>> begin RECORDED DATA

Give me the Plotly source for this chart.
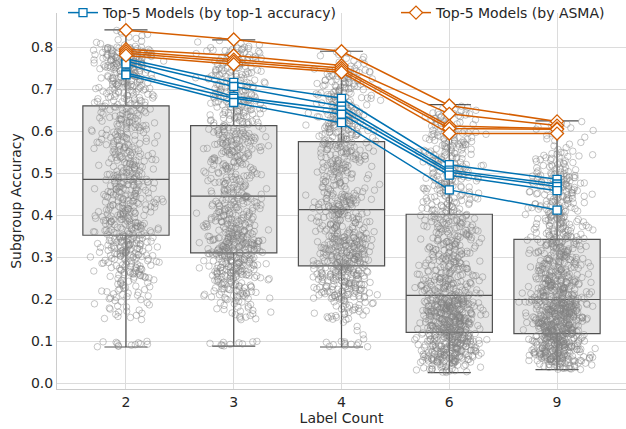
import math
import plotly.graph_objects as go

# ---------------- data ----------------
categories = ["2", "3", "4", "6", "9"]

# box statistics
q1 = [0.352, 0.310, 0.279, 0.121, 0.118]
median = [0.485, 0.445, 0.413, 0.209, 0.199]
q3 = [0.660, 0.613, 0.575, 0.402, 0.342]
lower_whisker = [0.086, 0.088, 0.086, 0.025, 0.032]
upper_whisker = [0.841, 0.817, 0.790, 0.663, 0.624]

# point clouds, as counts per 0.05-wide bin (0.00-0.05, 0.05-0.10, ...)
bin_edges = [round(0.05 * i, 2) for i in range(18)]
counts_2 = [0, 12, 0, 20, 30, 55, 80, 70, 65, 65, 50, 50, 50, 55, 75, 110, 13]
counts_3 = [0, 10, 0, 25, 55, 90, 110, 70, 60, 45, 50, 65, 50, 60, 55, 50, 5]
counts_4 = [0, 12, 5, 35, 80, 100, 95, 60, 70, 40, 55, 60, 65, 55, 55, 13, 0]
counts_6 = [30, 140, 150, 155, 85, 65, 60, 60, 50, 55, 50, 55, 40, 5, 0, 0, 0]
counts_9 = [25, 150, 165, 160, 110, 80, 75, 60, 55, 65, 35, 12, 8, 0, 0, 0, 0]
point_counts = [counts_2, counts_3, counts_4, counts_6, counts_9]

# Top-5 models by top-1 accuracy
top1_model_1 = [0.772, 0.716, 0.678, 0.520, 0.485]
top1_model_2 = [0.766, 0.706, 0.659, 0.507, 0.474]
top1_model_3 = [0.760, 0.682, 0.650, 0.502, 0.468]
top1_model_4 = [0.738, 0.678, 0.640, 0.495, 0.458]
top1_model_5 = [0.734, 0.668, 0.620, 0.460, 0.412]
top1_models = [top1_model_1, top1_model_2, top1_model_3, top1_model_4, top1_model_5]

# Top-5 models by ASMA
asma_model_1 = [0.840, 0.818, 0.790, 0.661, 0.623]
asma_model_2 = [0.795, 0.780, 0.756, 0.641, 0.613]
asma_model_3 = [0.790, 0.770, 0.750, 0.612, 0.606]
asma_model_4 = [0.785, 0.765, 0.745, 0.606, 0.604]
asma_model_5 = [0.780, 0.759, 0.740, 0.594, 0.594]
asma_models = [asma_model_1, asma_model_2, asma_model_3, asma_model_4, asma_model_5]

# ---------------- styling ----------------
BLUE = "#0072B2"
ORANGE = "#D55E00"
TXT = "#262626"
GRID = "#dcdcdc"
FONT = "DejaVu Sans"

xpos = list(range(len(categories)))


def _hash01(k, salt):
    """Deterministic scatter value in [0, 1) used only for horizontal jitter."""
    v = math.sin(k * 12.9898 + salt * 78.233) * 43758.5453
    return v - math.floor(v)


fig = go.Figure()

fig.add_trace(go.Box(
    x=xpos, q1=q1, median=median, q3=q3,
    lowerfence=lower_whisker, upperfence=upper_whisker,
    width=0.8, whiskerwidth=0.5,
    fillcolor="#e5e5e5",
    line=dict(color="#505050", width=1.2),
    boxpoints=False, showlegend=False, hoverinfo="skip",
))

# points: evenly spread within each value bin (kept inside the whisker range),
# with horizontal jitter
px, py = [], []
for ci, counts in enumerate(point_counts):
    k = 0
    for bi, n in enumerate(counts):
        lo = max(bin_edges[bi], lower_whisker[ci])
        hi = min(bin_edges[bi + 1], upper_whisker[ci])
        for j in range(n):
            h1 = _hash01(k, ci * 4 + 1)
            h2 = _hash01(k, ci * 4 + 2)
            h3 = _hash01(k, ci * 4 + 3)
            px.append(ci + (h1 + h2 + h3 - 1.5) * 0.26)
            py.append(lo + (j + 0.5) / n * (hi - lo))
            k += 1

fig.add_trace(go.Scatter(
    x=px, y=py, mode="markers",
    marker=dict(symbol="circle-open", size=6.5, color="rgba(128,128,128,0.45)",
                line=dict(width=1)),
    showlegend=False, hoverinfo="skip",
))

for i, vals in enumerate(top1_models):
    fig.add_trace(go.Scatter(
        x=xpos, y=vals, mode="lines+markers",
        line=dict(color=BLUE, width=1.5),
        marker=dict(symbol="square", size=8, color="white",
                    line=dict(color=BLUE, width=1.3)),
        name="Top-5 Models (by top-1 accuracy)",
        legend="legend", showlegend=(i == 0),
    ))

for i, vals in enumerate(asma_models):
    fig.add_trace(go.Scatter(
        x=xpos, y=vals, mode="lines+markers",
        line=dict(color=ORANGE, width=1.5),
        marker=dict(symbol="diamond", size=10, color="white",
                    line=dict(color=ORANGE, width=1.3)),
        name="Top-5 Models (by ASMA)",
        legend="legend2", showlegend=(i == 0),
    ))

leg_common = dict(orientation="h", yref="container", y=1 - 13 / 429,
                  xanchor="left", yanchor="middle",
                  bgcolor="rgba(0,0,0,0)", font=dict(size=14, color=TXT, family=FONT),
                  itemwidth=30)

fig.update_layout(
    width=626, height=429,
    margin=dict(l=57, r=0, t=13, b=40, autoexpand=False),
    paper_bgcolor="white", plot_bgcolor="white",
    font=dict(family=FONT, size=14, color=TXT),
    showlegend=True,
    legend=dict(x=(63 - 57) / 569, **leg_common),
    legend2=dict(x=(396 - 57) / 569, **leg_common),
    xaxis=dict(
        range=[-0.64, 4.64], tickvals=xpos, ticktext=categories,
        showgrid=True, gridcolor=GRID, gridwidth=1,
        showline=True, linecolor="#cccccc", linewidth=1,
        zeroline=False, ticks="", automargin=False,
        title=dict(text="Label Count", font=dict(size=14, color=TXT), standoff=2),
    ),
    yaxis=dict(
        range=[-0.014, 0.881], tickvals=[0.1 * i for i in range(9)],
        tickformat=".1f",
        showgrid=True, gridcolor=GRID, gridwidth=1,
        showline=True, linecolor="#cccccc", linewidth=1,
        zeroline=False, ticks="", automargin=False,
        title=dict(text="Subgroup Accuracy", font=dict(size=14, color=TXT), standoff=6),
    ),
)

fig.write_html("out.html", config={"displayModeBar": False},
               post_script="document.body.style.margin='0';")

>> end RECORDED DATA

*WHAT TO DO*: Quote in full the listing given above; the images are to be left out.

*SOLUTION*:
Give me the Plotly source for this chart.
import math
import plotly.graph_objects as go

# ---------------- data ----------------
categories = ["2", "3", "4", "6", "9"]

# box statistics
q1 = [0.352, 0.310, 0.279, 0.121, 0.118]
median = [0.485, 0.445, 0.413, 0.209, 0.199]
q3 = [0.660, 0.613, 0.575, 0.402, 0.342]
lower_whisker = [0.086, 0.088, 0.086, 0.025, 0.032]
upper_whisker = [0.841, 0.817, 0.790, 0.663, 0.624]

# point clouds, as counts per 0.05-wide bin (0.00-0.05, 0.05-0.10, ...)
bin_edges = [round(0.05 * i, 2) for i in range(18)]
counts_2 = [0, 12, 0, 20, 30, 55, 80, 70, 65, 65, 50, 50, 50, 55, 75, 110, 13]
counts_3 = [0, 10, 0, 25, 55, 90, 110, 70, 60, 45, 50, 65, 50, 60, 55, 50, 5]
counts_4 = [0, 12, 5, 35, 80, 100, 95, 60, 70, 40, 55, 60, 65, 55, 55, 13, 0]
counts_6 = [30, 140, 150, 155, 85, 65, 60, 60, 50, 55, 50, 55, 40, 5, 0, 0, 0]
counts_9 = [25, 150, 165, 160, 110, 80, 75, 60, 55, 65, 35, 12, 8, 0, 0, 0, 0]
point_counts = [counts_2, counts_3, counts_4, counts_6, counts_9]

# Top-5 models by top-1 accuracy
top1_model_1 = [0.772, 0.716, 0.678, 0.520, 0.485]
top1_model_2 = [0.766, 0.706, 0.659, 0.507, 0.474]
top1_model_3 = [0.760, 0.682, 0.650, 0.502, 0.468]
top1_model_4 = [0.738, 0.678, 0.640, 0.495, 0.458]
top1_model_5 = [0.734, 0.668, 0.620, 0.460, 0.412]
top1_models = [top1_model_1, top1_model_2, top1_model_3, top1_model_4, top1_model_5]

# Top-5 models by ASMA
asma_model_1 = [0.840, 0.818, 0.790, 0.661, 0.623]
asma_model_2 = [0.795, 0.780, 0.756, 0.641, 0.613]
asma_model_3 = [0.790, 0.770, 0.750, 0.612, 0.606]
asma_model_4 = [0.785, 0.765, 0.745, 0.606, 0.604]
asma_model_5 = [0.780, 0.759, 0.740, 0.594, 0.594]
asma_models = [asma_model_1, asma_model_2, asma_model_3, asma_model_4, asma_model_5]

# ---------------- styling ----------------
BLUE = "#0072B2"
ORANGE = "#D55E00"
TXT = "#262626"
GRID = "#dcdcdc"
FONT = "DejaVu Sans"

xpos = list(range(len(categories)))


def _hash01(k, salt):
    """Deterministic scatter value in [0, 1) used only for horizontal jitter."""
    v = math.sin(k * 12.9898 + salt * 78.233) * 43758.5453
    return v - math.floor(v)


fig = go.Figure()

fig.add_trace(go.Box(
    x=xpos, q1=q1, median=median, q3=q3,
    lowerfence=lower_whisker, upperfence=upper_whisker,
    width=0.8, whiskerwidth=0.5,
    fillcolor="#e5e5e5",
    line=dict(color="#505050", width=1.2),
    boxpoints=False, showlegend=False, hoverinfo="skip",
))

# points: evenly spread within each value bin (kept inside the whisker range),
# with horizontal jitter
px, py = [], []
for ci, counts in enumerate(point_counts):
    k = 0
    for bi, n in enumerate(counts):
        lo = max(bin_edges[bi], lower_whisker[ci])
        hi = min(bin_edges[bi + 1], upper_whisker[ci])
        for j in range(n):
            h1 = _hash01(k, ci * 4 + 1)
            h2 = _hash01(k, ci * 4 + 2)
            h3 = _hash01(k, ci * 4 + 3)
            px.append(ci + (h1 + h2 + h3 - 1.5) * 0.26)
            py.append(lo + (j + 0.5) / n * (hi - lo))
            k += 1

fig.add_trace(go.Scatter(
    x=px, y=py, mode="markers",
    marker=dict(symbol="circle-open", size=6.5, color="rgba(128,128,128,0.45)",
                line=dict(width=1)),
    showlegend=False, hoverinfo="skip",
))

for i, vals in enumerate(top1_models):
    fig.add_trace(go.Scatter(
        x=xpos, y=vals, mode="lines+markers",
        line=dict(color=BLUE, width=1.5),
        marker=dict(symbol="square", size=8, color="white",
                    line=dict(color=BLUE, width=1.3)),
        name="Top-5 Models (by top-1 accuracy)",
        legend="legend", showlegend=(i == 0),
    ))

for i, vals in enumerate(asma_models):
    fig.add_trace(go.Scatter(
        x=xpos, y=vals, mode="lines+markers",
        line=dict(color=ORANGE, width=1.5),
        marker=dict(symbol="diamond", size=10, color="white",
                    line=dict(color=ORANGE, width=1.3)),
        name="Top-5 Models (by ASMA)",
        legend="legend2", showlegend=(i == 0),
    ))

leg_common = dict(orientation="h", yref="container", y=1 - 13 / 429,
                  xanchor="left", yanchor="middle",
                  bgcolor="rgba(0,0,0,0)", font=dict(size=14, color=TXT, family=FONT),
                  itemwidth=30)

fig.update_layout(
    width=626, height=429,
    margin=dict(l=57, r=0, t=13, b=40, autoexpand=False),
    paper_bgcolor="white", plot_bgcolor="white",
    font=dict(family=FONT, size=14, color=TXT),
    showlegend=True,
    legend=dict(x=(63 - 57) / 569, **leg_common),
    legend2=dict(x=(396 - 57) / 569, **leg_common),
    xaxis=dict(
        range=[-0.64, 4.64], tickvals=xpos, ticktext=categories,
        showgrid=True, gridcolor=GRID, gridwidth=1,
        showline=True, linecolor="#cccccc", linewidth=1,
        zeroline=False, ticks="", automargin=False,
        title=dict(text="Label Count", font=dict(size=14, color=TXT), standoff=2),
    ),
    yaxis=dict(
        range=[-0.014, 0.881], tickvals=[0.1 * i for i in range(9)],
        tickformat=".1f",
        showgrid=True, gridcolor=GRID, gridwidth=1,
        showline=True, linecolor="#cccccc", linewidth=1,
        zeroline=False, ticks="", automargin=False,
        title=dict(text="Subgroup Accuracy", font=dict(size=14, color=TXT), standoff=6),
    ),
)

fig.write_html("out.html", config={"displayModeBar": False},
               post_script="document.body.style.margin='0';")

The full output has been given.